§ **DATASET EXTRACT**

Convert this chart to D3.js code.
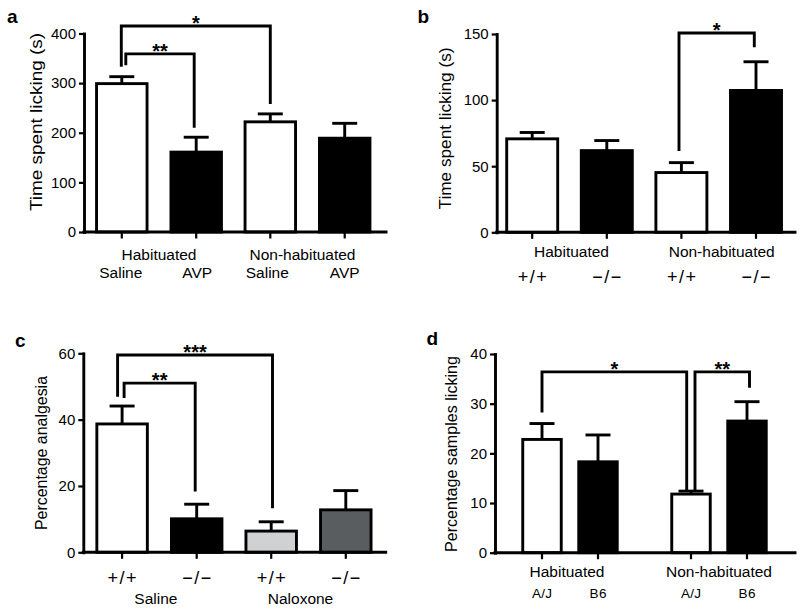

==

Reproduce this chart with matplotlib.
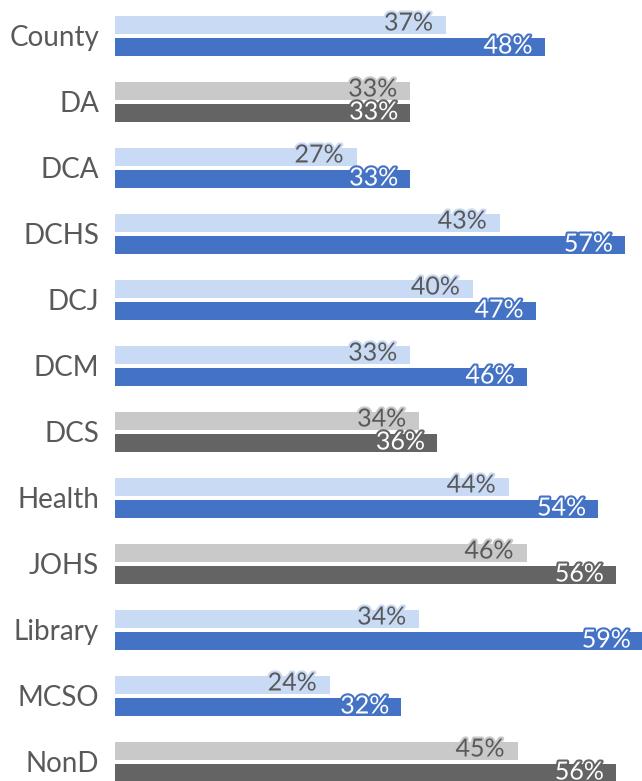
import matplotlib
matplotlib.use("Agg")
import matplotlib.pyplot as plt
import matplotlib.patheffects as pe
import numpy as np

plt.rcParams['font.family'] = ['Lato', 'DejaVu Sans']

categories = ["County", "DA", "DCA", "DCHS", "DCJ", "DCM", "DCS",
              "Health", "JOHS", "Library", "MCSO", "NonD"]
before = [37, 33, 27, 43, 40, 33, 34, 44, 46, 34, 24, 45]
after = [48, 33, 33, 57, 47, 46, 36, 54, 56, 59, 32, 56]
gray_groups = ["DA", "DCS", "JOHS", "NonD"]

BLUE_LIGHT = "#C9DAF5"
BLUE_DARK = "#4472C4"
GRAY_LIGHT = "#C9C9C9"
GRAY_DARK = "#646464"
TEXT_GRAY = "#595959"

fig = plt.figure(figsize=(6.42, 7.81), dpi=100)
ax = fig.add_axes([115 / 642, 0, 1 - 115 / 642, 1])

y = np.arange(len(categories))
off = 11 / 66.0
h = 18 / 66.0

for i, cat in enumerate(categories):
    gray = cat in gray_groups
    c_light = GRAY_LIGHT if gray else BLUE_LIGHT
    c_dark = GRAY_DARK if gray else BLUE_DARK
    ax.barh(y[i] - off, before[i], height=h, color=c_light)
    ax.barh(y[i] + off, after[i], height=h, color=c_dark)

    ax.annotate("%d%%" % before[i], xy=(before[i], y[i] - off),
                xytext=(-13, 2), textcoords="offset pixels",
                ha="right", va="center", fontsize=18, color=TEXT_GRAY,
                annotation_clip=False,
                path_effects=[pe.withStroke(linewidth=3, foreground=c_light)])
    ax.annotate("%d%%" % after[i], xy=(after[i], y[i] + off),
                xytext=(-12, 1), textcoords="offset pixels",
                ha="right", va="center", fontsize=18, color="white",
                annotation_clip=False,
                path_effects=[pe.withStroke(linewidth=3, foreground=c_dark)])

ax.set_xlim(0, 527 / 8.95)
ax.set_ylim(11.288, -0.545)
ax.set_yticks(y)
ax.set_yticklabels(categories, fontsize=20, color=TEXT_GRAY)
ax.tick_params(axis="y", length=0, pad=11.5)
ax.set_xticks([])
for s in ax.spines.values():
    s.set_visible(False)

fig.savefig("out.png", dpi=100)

§ **GOAL OF THE EXERCISE**
Read the data above and pull out each line that holds the string "chart".

§ **EXERCISE OUTPUT**
Convert this chart to D3.js code.
Reproduce this chart with matplotlib.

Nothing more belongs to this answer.